Paper: Heracles: Improving Resource Efficiency at Scale

Underutilization and segregation are the classic strategies for ensuring resources are available when work absolutely must get done. Keep a database on its own server so when the load spikes another VM or high priority thread can't interfere with RAM, power, disk, or CPU access. And when you really need fast and reliable networking you can't rely on QOS, you keep a dedicated line.

Google flips the script in Heracles: Improving Resource Efficiency at Scale, shooting for high resource utilization while combining different load profiles.

I'm assuming the project name Heracles was chosen not simply for his legendary strength, but because when strength failed, Heracles could always depend on his wits. Who can ever forget when Heracles tricked Atlas into taking the sky back onto his shoulders? Good times.

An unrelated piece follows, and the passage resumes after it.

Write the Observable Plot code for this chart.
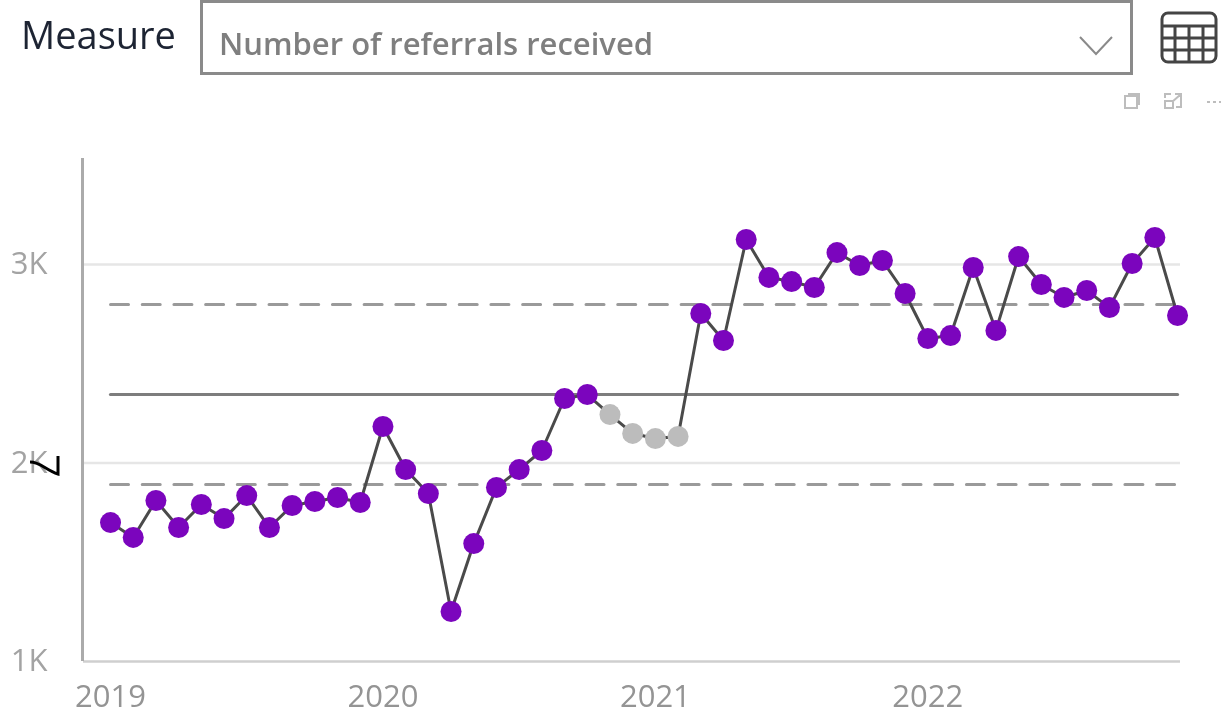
<!DOCTYPE html>
<html>
<head>
<meta charset="utf-8">
<script src="https://cdn.jsdelivr.net/npm/d3@7"></script>
<script src="https://cdn.jsdelivr.net/npm/@observablehq/plot@0.6"></script>
<style>
html,body{margin:0;padding:0;background:#fff;font-family:"Open Sans",sans-serif;overflow:hidden}
#wrap{filter:blur(0.5px)}
#head{position:relative;width:1229px;height:120px}
#measure{position:absolute;left:21px;top:9px;font-size:38px;line-height:50px;color:#1d2433}
#box{position:absolute;left:200px;top:0;width:927px;height:69px;border:3px solid #8a8a8a;background:#fff}
#val{position:absolute;left:219px;top:21px;font-size:31px;line-height:44px;font-weight:600;color:#7f7f7f}
#ico{position:absolute;left:0;top:0}
#chart{position:relative;width:1229px;height:601px}
#chart svg{display:block}
#scribble{position:absolute;left:0;top:0;pointer-events:none}
</style>
</head>
<body>
<div id="wrap">
<div id="head">
  <div id="measure">Measure</div>
  <div id="box"></div>
  <div id="val">Number of referrals received</div>
  <svg id="ico" width="1229" height="120" fill="none">
    <path d="M1080 37 L1096 54 L1112 37" stroke="#8a8a8a" stroke-width="2"/>
    <g stroke="#444" stroke-width="3">
      <rect x="1162" y="13" width="54" height="49" rx="6"/>
      <path d="M1162 26H1216M1162 38H1216M1162 50H1216M1175 26V62M1189 26V62M1203 26V62"/>
    </g>
    <g stroke="#bdbdbd" stroke-width="2">
      <path d="M1125 96H1137V108H1125Z M1128 94H1139V105"/>
      <path d="M1165 98V94H1171M1175 94H1181V107H1176M1165 101V108H1173V101Z M1172 102L1180 95"/>
      <path d="M1207 102H1221" stroke-dasharray="3 3"/>
    </g>
  </svg>
</div>
<div id="chart"></div>
</div>
<script>
const years = ["2019","2020","2021","2022"];
const yearTicks = [0,12,24,36];
const referrals = [
  1700,1625,1811,1675,1791,1720,1836,1675,1786,1806,1826,1801,
  2184,1967,1846,1252,1594,1877,1967,2063,2325,2345,2244,2149,
  2123,2134,2753,2617,3126,2935,2914,2884,3060,2995,3020,2854,
  2627,2642,2985,2668,3040,2899,2834,2869,2783,3005,3136,2743
];
const greyedMonths = [22,23,24,25];
const meanValue = 2345;
const upperLimit = 2798;
const lowerLimit = 1892;
const yTicks = [1000,2000,3000];
const gridTicks = [2000,3000];
const rows = referrals.map((v,i)=>({i, v, status: greyedMonths.includes(i) ? "grey" : "normal"}));
const xDomain = [-1.19, 47.13];
const yDomain = [1000, 3534];
const limitSpan = d3.extent(rows, d => d.i);
const hline = v => limitSpan.map(i => ({i, v}));

const chart = Plot.plot({
  width: 1229, height: 601,
  marginLeft: 83, marginRight: 49, marginTop: 38, marginBottom: 60,
  style: {background: "#fff", fontFamily: '"Open Sans",sans-serif'},
  x: {type: "linear", domain: xDomain},
  y: {domain: yDomain},
  color: {domain: ["normal","grey"], range: ["#7b05bd","#bcbcbc"]},
  marks: [
    Plot.ruleY(gridTicks, {stroke: "#e6e6e6", strokeWidth: 2.5}),
    Plot.ruleY([yDomain[0]], {stroke: "#cfcfcf", strokeWidth: 2.5}),
    Plot.ruleX([xDomain[0]], {stroke: "#ababab", strokeWidth: 3, dx: -1}),
    Plot.line(hline(upperLimit), {x:"i", y:"v", stroke:"#9a9a9a", strokeWidth:3, strokeDasharray:"18 13.7"}),
    Plot.line(hline(lowerLimit), {x:"i", y:"v", stroke:"#9a9a9a", strokeWidth:3, strokeDasharray:"18 13.7"}),
    Plot.line(hline(meanValue), {x:"i", y:"v", stroke:"#7d7d7d", strokeWidth:3.2}),
    Plot.line(rows, {x:"i", y:"v", stroke:"#4a4a4a", strokeWidth:3}),
    Plot.dot(rows, {x:"i", y:"v", r:10.5, fill:"status", stroke:"none"}),
    Plot.axisX({ticks: yearTicks, tickFormat: d => years[yearTicks.indexOf(d)], tickSize: 0, tickPadding: 23, fontSize: 31, color: "#949494", anchor: "bottom", label: null, textAnchor:"middle"}),
    Plot.axisY({ticks: yTicks, tickFormat: d => d/1000 + "K", tickSize: 0, tickPadding: 36, fontSize: 31, color: "#a3a3a3", anchor: "left", label: null})
  ]
});
document.getElementById("chart").appendChild(chart);
const ns = "http://www.w3.org/2000/svg";
const sc = document.createElementNS(ns,"svg");
sc.setAttribute("id","scribble"); sc.setAttribute("width","1229"); sc.setAttribute("height","601");
sc.innerHTML = '<path d="M30 342 C40 342 46 350 58 354 L58 336" fill="none" stroke="#000" stroke-width="3"/>';
document.getElementById("chart").appendChild(sc);
</script>
</body>
</html>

The problem: better utilization of compute resources while complying  service level objectives (SLOs) for latency-critical (LC) and best effort batch (BE) tasks:

Several studies have established that the average server utilization in most datacenters is low, ranging between 10% and 50%...The cost of such underutilization can be significant. For instance, Google websearch servers often have an average idleness of 30% over a 24 hour period. For a hypothetical cluster of 10,000 servers, this idleness translates to a wasted capacity of 3,000 servers.

The solution:

a) coordinated management of multiple isolation mechanisms is key to achieving high utilization without SLO violations; b) carefully separating interference into independent subproblems is effective at reducing the complexity of the dynamic control problem; and c) a local, real-time controller that monitors latency in each server is sufficient...Heracles manages 4 mechanisms to mitigate interference: core isolation, LLC isolation, power isolation, network traffic isolation.

The result:

We evaluate Heracles using production latency critical and batch work loads from Google and demonstrate average server utilizations of 90% without latency violations across all the load and colocation scenarios that we evaluated...Heracles also improves throughput/TCO by 15% to 300%.